I knew the Aunty’s nephew was like the young uncles from my childhood. For them, us first-gen Pakistani girls were a forest of green cards. We were groomed like Christmas trees, thinking we were in the beautiful woods, thinking we were growing, but we were just being readied to be cut down.
Last fall, we had a little plumbing leak in the basement that led to several ah-ha moments for me.
In the damp closet were my boxes of stuff from before I got married. All the way from little art projects I made in kindergarten to my gymnastics medals and trophies and pins to the letters my friend sent me the year she was nannying and I was trying to finish high school. I went through all three of those boxes, discovering many things I’d forgotten about myself.
I consolidated from three boxes to one large and one small box, but I definitely kept all of my journals. Some of the notebooks I found were from my eighth-grade English class, where we had the assignment to write every day. The Amy I found in those notebooks! I was so young and innocent and yet I was still perceptive; I wrote a lot about discrepancies I saw but I also missed other contradictions. (Like how, on a Thursday I wrote about how much my sister annoyed me and then, on the following Monday, I wrote about how much I admired something she’d done.) They were both delightful and difficult to read; the difficulty was the innocence and naivete in my voice.
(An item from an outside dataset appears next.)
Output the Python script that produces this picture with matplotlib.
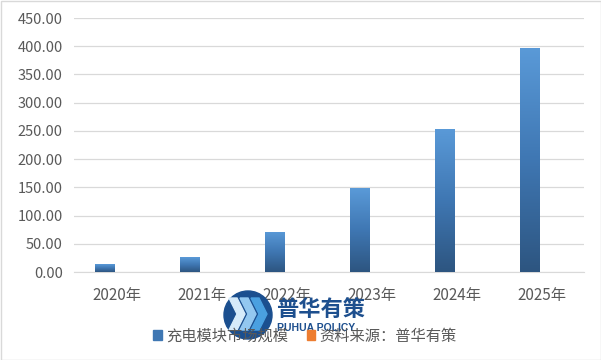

I thought about those journals a lot while reading Roses, in the Mouth of a Lion by Bushra Rehman. If I had to explain the book in one sentence, it would be: A 1980s-infused Pakistani-American queer revision of A Tree Grows in Brooklyn.
It tells the story of Razia Mirza, who is growing up in Corona, a neighborhood in Queens, in the early 80s. She is a first-generation American born to parents who immigrated from Pakistan and who raise her with many Pakistani traditions---food, dress, relationships, and perspectives. The story starts when she is in elementary school and ends near the last days of high school, so we get to experience how her friendships and relationships change as time passes.
I loved so many things about this book. I often struggle with reading about Muslim-based cultures because the demands placed on women are so jarring to me. But as Razia pushes against her parents’ and society’s expectations for her, what I discovered is that religion seems to be religion; to a large extent it exists to restrict women and keep men in power, and in that sense Razia’s culture is not much different than my own. I cheered for her as she began to figure out how what she wanted to do with her life would be different than what her parents wanted. There is one scene that made me literally weep, when her mother throws away the clothes she has been carefully gathering and curating, so she can go to school dressed in clothes she loves (rather than the acceptable but unfashionable ones her mother wants her to wear). The balance she tries to maintain between keeping her parents happy (or at least in the dark) and being true to who she is becoming---likely all adolescents have to strive for that, but I think in strict religions it is even more complicated.
I’m glad that the book discusses Razia reading A Tree Grows in Brooklyn; it felt like a nod from the author that yes, she was inspired by Betty Smith’s work. There are several connections but it is a story whose arc grows out of that material without copying it.
But I can’t say I loved it without reservation, because while in many places the writing was beautiful, in others it felt like the voice in my eighth-grade notebook: painfully naïve and innocent. This was most noticeable when Razia was also in middle school, so maybe it was an intentional choice by the writer and I’m just too jaded to stay happily inside that perspective.
But there were a few plot holes, such as the “spider” in her friend Saima’s bed, which is hinted at as being perhaps sexual abuse but never actually explained and Razia’s friendship with Saima. It falls apart in unexpected ways, which is OK, but I absolutely expected a confrontation of sorts. Instead, there were hints that Saima would just really turn out to be a “religious girl” but Razia never pursues any sort of closure with her former closest friend.
I could be OK with those issues, though, if the ending hadn’t completely fallen apart.
SPOILERS
The book ends with Razia running away. She is still a high school student and a minor. She is headed for Boston to live with her girlfriend’s aunt, to escape her parents who want to send her to Pakistan to an arranged marriage (to hide the fact that she is a lesbian).
That’s it. That’s the solution. She runs away. Gets on the bus headed out of Grand Central Station.
How is that the end?
It felt very much like an ending I would have imagined when I was the girl writing in my notebook in eighth grade. No resolutions or answers. How will she survive? What life will she have without even a high school diploma? What will happen when her parents figure out where she is?
I never need a happy ending to a book. My problem wasn’t that the ending wasn’t happy. It was that it was completely unrealistic and wildly pointless. It was a resolution without a resolution, really.
But I also enjoyed the reading experience.
So! Roses in the Mouth of a Lion is continuing with the streak I’ve had all year: books I like OK but don’t absolutely adore without reservation.
Hoping to end this streak soon by reading something I can love without qualifications.